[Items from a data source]
----------------------------------------
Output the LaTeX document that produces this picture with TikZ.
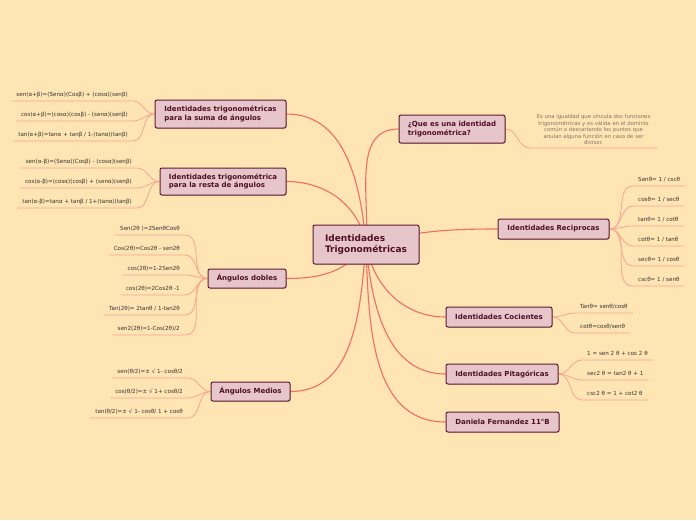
\documentclass[tikz,border=0pt]{standalone}
\usepackage{fontspec}
\setmainfont{DejaVu Sans}
\usetikzlibrary{shadows}
\definecolor{bgc}{RGB}{255,228,180}
\definecolor{boxfill}{RGB}{230,197,203}
\definecolor{boxline}{RGB}{95,25,45}
\definecolor{boxtext}{RGB}{80,15,35}
\definecolor{mainline}{RGB}{240,110,100}
\definecolor{leafline}{RGB}{248,165,145}
\definecolor{leaftext}{RGB}{55,50,50}
\definecolor{desctext}{RGB}{130,115,100}
\pgfdeclarelayer{backdrop}
\pgfdeclarelayer{lines}
\pgfsetlayers{backdrop,lines,main}
\tikzset{
  branch/.style={draw=boxline, line width=1pt, fill=boxfill, rounded corners=2pt,
    text=boxtext, font=\fontsize{7}{8.2}\selectfont\bfseries, align=left, inner sep=0pt,
    drop shadow={opacity=0.25, shadow xshift=0.8pt, shadow yshift=-0.8pt}},
  leafbase/.style={inner xsep=5pt, inner ysep=3pt, text height=4.3pt, text depth=1.2pt,
    font=\fontsize{5.6}{6.5}\selectfont, text=leaftext},
  leafL/.style={leafbase, anchor=south east},
  leafR/.style={leafbase, anchor=south west},
  mainc/.style={draw=mainline, line width=1.1pt},
  leafc/.style={draw=leafline, line width=0.8pt}
}
\begin{document}
\begin{tikzpicture}[x=1pt,y=-1pt]
\begin{pgfonlayer}{backdrop}
\fill[bgc] (0,0) rectangle (696,520);
\end{pgfonlayer}
\useasboundingbox (0,0) rectangle (696,520);

% main nodes
\node[branch, minimum width=106pt, minimum height=39pt, font=\fontsize{9}{11}\selectfont\bfseries] (central) at (366,244.5) {Identidades\\Trigonométricas};
\node[branch, minimum width=131pt, minimum height=28pt] (suma) at (220.5,114) {Identidades trigonométricas\\para la suma de ángulos};
\node[branch, minimum width=126pt, minimum height=27pt] (resta) at (223,181.5) {Identidades trigonométrica\\para la resta de ángulos};
\node[branch, minimum width=78pt, minimum height=19pt] (dobles) at (247,278.5) {Ángulos dobles};
\node[branch, minimum width=79pt, minimum height=19pt] (medios) at (250.5,391.5) {Ángulos Medios};
\node[branch, minimum width=106pt, minimum height=28pt] (question) at (452,129) {¿Que es una identidad\\trigonométrica?};
\node[branch, minimum width=111pt, minimum height=20pt] (reci) at (553.5,229) {Identidades Reciprocas};
\node[branch, minimum width=106pt, minimum height=20pt] (coci) at (499,317) {Identidades Cocientes};
\node[branch, minimum width=112pt, minimum height=20pt] (pita) at (502,374) {Identidades Pitagóricas};
\node[branch, minimum width=113pt, minimum height=20pt] (dani) at (502.5,422) {Daniela Fernandez 11°B};

% description
\node[anchor=south, inner xsep=0pt, inner ysep=3pt, text width=127pt, align=center,
  font=\fontsize{5.3}{6.5}\selectfont, text=desctext] (desc) at (593.5,148)
  {Es una igualdad que vincula dos funciones\\trigonométricas y es válida en el dominio\\común o descartando los puntos que\\anulan alguna función en caso de ser\\divisor.};

% leaves: suma
\node[leafL] (s1) at (133,101) {sen(α+β)=(Senα)(Cosβ) + (cosα)(senβ)};
\node[leafL] (s2) at (133,121) {cos(α+β)=(cosα)(cosβ) - (senα)(senβ)};
\node[leafL] (s3) at (133,141) {tan(α+β)=tanα + tanβ / 1-(tanα)(tanβ)};
% leaves: resta
\node[leafL] (r1) at (137,168) {sen(α-β)=(Senα)(Cosβ) - (cosα)(senβ)};
\node[leafL] (r2) at (137,188) {cos(α-β)=(cosα)(cosβ) + (senα)(senβ)};
\node[leafL] (r3) at (137,208) {tan(α-β)=tanα + tanβ / 1+(tanα)(tanβ)};
% leaves: dobles
\node[leafL] (d1) at (185,235) {Sen(2θ )=2SenθCosθ};
\node[leafL] (d2) at (185,255) {Cos(2θ)=Cos2θ - sen2θ};
\node[leafL] (d3) at (185,275) {cos(2θ)=1-2Sen2θ};
\node[leafL] (d4) at (185,295) {cos(2θ)=2Cos2θ -1};
\node[leafL] (d5) at (185,315) {Tan(2θ)= 2tanθ / 1-tan2θ};
\node[leafL] (d6) at (185,335) {sen2(2θ)=1-Cos(2θ)/2};
% leaves: medios
\node[leafL] (m1) at (188,378) {sen(θ/2)=± √ 1- cosθ/2};
\node[leafL] (m2) at (188,398) {cos(θ/2)=± √ 1+ cosθ/2};
\node[leafL] (m3) at (188,418) {tan(θ/2)=± √ 1- cosθ/ 1 + cosθ};
% leaves: reciprocas
\node[leafR] (e1) at (633,186) {Senθ= 1 / cscθ};
\node[leafR] (e2) at (633,206) {cosθ= 1 / secθ};
\node[leafR] (e3) at (633,226) {tanθ= 1 / cotθ};
\node[leafR] (e4) at (633,246) {cotθ= 1 / tanθ};
\node[leafR] (e5) at (633,266) {secθ= 1 / cosθ};
\node[leafR] (e6) at (633,286) {cscθ= 1 / senθ};
% leaves: cocientes
\node[leafR] (c1) at (575,313) {Tanθ= senθ/cosθ};
\node[leafR] (c2) at (575,333) {cotθ=cosθ/senθ};
% leaves: pitagoricas
\node[leafR] (p1) at (582,360) {1 = sen 2 θ + cos 2 θ};
\node[leafR] (p2) at (582,380) {sec2 θ = tan2 θ + 1};
\node[leafR] (p3) at (582,400) {csc2 θ = 1 + cot2 θ};

\begin{pgfonlayer}{lines}
% main connectors
\draw[mainc] (central.center) to[out=95,in=0] (suma.east);
\draw[mainc] (central.center) to[out=100,in=0] (resta.east);
\draw[mainc] (central.center) to[out=235,in=0] (dobles.east);
\draw[mainc] (central.center) to[out=265,in=0] (medios.east);
\draw[mainc] (central.center) to[out=85,in=180] (question.west);
\draw[mainc] (central.center) to[out=15,in=180] (reci.west);
\draw[mainc] (central.center) to[out=280,in=180] (coci.west);
\draw[mainc] (central.center) to[out=275,in=180] (pita.west);
\draw[mainc] (central.center) to[out=272,in=180] (dani.west);
% leaf connectors
\foreach \n in {s1,s2,s3} \draw[leafc] (suma.west) to[out=180,in=0] (\n.south east) -- (\n.south west);
\foreach \n in {r1,r2,r3} \draw[leafc] (resta.west) to[out=180,in=0] (\n.south east) -- (\n.south west);
\foreach \n in {d1,d2,d3,d4,d5,d6} \draw[leafc] (dobles.west) to[out=180,in=0] (\n.south east) -- (\n.south west);
\foreach \n in {m1,m2,m3} \draw[leafc] (medios.west) to[out=180,in=0] (\n.south east) -- (\n.south west);
\foreach \n in {e1,e2,e3,e4,e5,e6} \draw[leafc] (reci.east) to[out=0,in=180] (\n.south west) -- (\n.south east);
\foreach \n in {c1,c2} \draw[leafc] (coci.east) to[out=0,in=180] (\n.south west) -- (\n.south east);
\foreach \n in {p1,p2,p3} \draw[leafc] (pita.east) to[out=0,in=180] (\n.south west) -- (\n.south east);
\draw[leafc] (question.east) to[out=0,in=180] (desc.south west) -- (desc.south east);
\end{pgfonlayer}
\end{tikzpicture}
\end{document}
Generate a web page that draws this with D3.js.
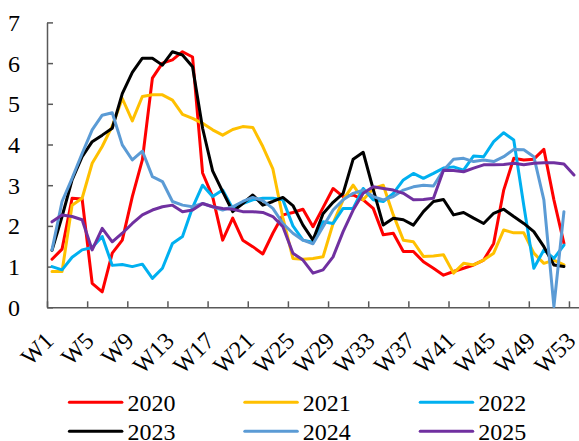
----------------------------------------
§ **What you need to do**
Copy out the data above exactly, except the pictures.

§ **Task response**
Output the LaTeX document that produces this picture with TikZ.
\documentclass[tikz,border=0pt]{standalone}
\usepackage{fontspec}
\setmainfont{DejaVu Sans}
\usetikzlibrary{shadows}
\definecolor{bgc}{RGB}{255,228,180}
\definecolor{boxfill}{RGB}{230,197,203}
\definecolor{boxline}{RGB}{95,25,45}
\definecolor{boxtext}{RGB}{80,15,35}
\definecolor{mainline}{RGB}{240,110,100}
\definecolor{leafline}{RGB}{248,165,145}
\definecolor{leaftext}{RGB}{55,50,50}
\definecolor{desctext}{RGB}{130,115,100}
\pgfdeclarelayer{backdrop}
\pgfdeclarelayer{lines}
\pgfsetlayers{backdrop,lines,main}
\tikzset{
  branch/.style={draw=boxline, line width=1pt, fill=boxfill, rounded corners=2pt,
    text=boxtext, font=\fontsize{7}{8.2}\selectfont\bfseries, align=left, inner sep=0pt,
    drop shadow={opacity=0.25, shadow xshift=0.8pt, shadow yshift=-0.8pt}},
  leafbase/.style={inner xsep=5pt, inner ysep=3pt, text height=4.3pt, text depth=1.2pt,
    font=\fontsize{5.6}{6.5}\selectfont, text=leaftext},
  leafL/.style={leafbase, anchor=south east},
  leafR/.style={leafbase, anchor=south west},
  mainc/.style={draw=mainline, line width=1.1pt},
  leafc/.style={draw=leafline, line width=0.8pt}
}
\begin{document}
\begin{tikzpicture}[x=1pt,y=-1pt]
\begin{pgfonlayer}{backdrop}
\fill[bgc] (0,0) rectangle (696,520);
\end{pgfonlayer}
\useasboundingbox (0,0) rectangle (696,520);

% main nodes
\node[branch, minimum width=106pt, minimum height=39pt, font=\fontsize{9}{11}\selectfont\bfseries] (central) at (366,244.5) {Identidades\\Trigonométricas};
\node[branch, minimum width=131pt, minimum height=28pt] (suma) at (220.5,114) {Identidades trigonométricas\\para la suma de ángulos};
\node[branch, minimum width=126pt, minimum height=27pt] (resta) at (223,181.5) {Identidades trigonométrica\\para la resta de ángulos};
\node[branch, minimum width=78pt, minimum height=19pt] (dobles) at (247,278.5) {Ángulos dobles};
\node[branch, minimum width=79pt, minimum height=19pt] (medios) at (250.5,391.5) {Ángulos Medios};
\node[branch, minimum width=106pt, minimum height=28pt] (question) at (452,129) {¿Que es una identidad\\trigonométrica?};
\node[branch, minimum width=111pt, minimum height=20pt] (reci) at (553.5,229) {Identidades Reciprocas};
\node[branch, minimum width=106pt, minimum height=20pt] (coci) at (499,317) {Identidades Cocientes};
\node[branch, minimum width=112pt, minimum height=20pt] (pita) at (502,374) {Identidades Pitagóricas};
\node[branch, minimum width=113pt, minimum height=20pt] (dani) at (502.5,422) {Daniela Fernandez 11°B};

% description
\node[anchor=south, inner xsep=0pt, inner ysep=3pt, text width=127pt, align=center,
  font=\fontsize{5.3}{6.5}\selectfont, text=desctext] (desc) at (593.5,148)
  {Es una igualdad que vincula dos funciones\\trigonométricas y es válida en el dominio\\común o descartando los puntos que\\anulan alguna función en caso de ser\\divisor.};

% leaves: suma
\node[leafL] (s1) at (133,101) {sen(α+β)=(Senα)(Cosβ) + (cosα)(senβ)};
\node[leafL] (s2) at (133,121) {cos(α+β)=(cosα)(cosβ) - (senα)(senβ)};
\node[leafL] (s3) at (133,141) {tan(α+β)=tanα + tanβ / 1-(tanα)(tanβ)};
% leaves: resta
\node[leafL] (r1) at (137,168) {sen(α-β)=(Senα)(Cosβ) - (cosα)(senβ)};
\node[leafL] (r2) at (137,188) {cos(α-β)=(cosα)(cosβ) + (senα)(senβ)};
\node[leafL] (r3) at (137,208) {tan(α-β)=tanα + tanβ / 1+(tanα)(tanβ)};
% leaves: dobles
\node[leafL] (d1) at (185,235) {Sen(2θ )=2SenθCosθ};
\node[leafL] (d2) at (185,255) {Cos(2θ)=Cos2θ - sen2θ};
\node[leafL] (d3) at (185,275) {cos(2θ)=1-2Sen2θ};
\node[leafL] (d4) at (185,295) {cos(2θ)=2Cos2θ -1};
\node[leafL] (d5) at (185,315) {Tan(2θ)= 2tanθ / 1-tan2θ};
\node[leafL] (d6) at (185,335) {sen2(2θ)=1-Cos(2θ)/2};
% leaves: medios
\node[leafL] (m1) at (188,378) {sen(θ/2)=± √ 1- cosθ/2};
\node[leafL] (m2) at (188,398) {cos(θ/2)=± √ 1+ cosθ/2};
\node[leafL] (m3) at (188,418) {tan(θ/2)=± √ 1- cosθ/ 1 + cosθ};
% leaves: reciprocas
\node[leafR] (e1) at (633,186) {Senθ= 1 / cscθ};
\node[leafR] (e2) at (633,206) {cosθ= 1 / secθ};
\node[leafR] (e3) at (633,226) {tanθ= 1 / cotθ};
\node[leafR] (e4) at (633,246) {cotθ= 1 / tanθ};
\node[leafR] (e5) at (633,266) {secθ= 1 / cosθ};
\node[leafR] (e6) at (633,286) {cscθ= 1 / senθ};
% leaves: cocientes
\node[leafR] (c1) at (575,313) {Tanθ= senθ/cosθ};
\node[leafR] (c2) at (575,333) {cotθ=cosθ/senθ};
% leaves: pitagoricas
\node[leafR] (p1) at (582,360) {1 = sen 2 θ + cos 2 θ};
\node[leafR] (p2) at (582,380) {sec2 θ = tan2 θ + 1};
\node[leafR] (p3) at (582,400) {csc2 θ = 1 + cot2 θ};

\begin{pgfonlayer}{lines}
% main connectors
\draw[mainc] (central.center) to[out=95,in=0] (suma.east);
\draw[mainc] (central.center) to[out=100,in=0] (resta.east);
\draw[mainc] (central.center) to[out=235,in=0] (dobles.east);
\draw[mainc] (central.center) to[out=265,in=0] (medios.east);
\draw[mainc] (central.center) to[out=85,in=180] (question.west);
\draw[mainc] (central.center) to[out=15,in=180] (reci.west);
\draw[mainc] (central.center) to[out=280,in=180] (coci.west);
\draw[mainc] (central.center) to[out=275,in=180] (pita.west);
\draw[mainc] (central.center) to[out=272,in=180] (dani.west);
% leaf connectors
\foreach \n in {s1,s2,s3} \draw[leafc] (suma.west) to[out=180,in=0] (\n.south east) -- (\n.south west);
\foreach \n in {r1,r2,r3} \draw[leafc] (resta.west) to[out=180,in=0] (\n.south east) -- (\n.south west);
\foreach \n in {d1,d2,d3,d4,d5,d6} \draw[leafc] (dobles.west) to[out=180,in=0] (\n.south east) -- (\n.south west);
\foreach \n in {m1,m2,m3} \draw[leafc] (medios.west) to[out=180,in=0] (\n.south east) -- (\n.south west);
\foreach \n in {e1,e2,e3,e4,e5,e6} \draw[leafc] (reci.east) to[out=0,in=180] (\n.south west) -- (\n.south east);
\foreach \n in {c1,c2} \draw[leafc] (coci.east) to[out=0,in=180] (\n.south west) -- (\n.south east);
\foreach \n in {p1,p2,p3} \draw[leafc] (pita.east) to[out=0,in=180] (\n.south west) -- (\n.south east);
\draw[leafc] (question.east) to[out=0,in=180] (desc.south west) -- (desc.south east);
\end{pgfonlayer}
\end{tikzpicture}
\end{document}
Generate a web page that draws this with D3.js.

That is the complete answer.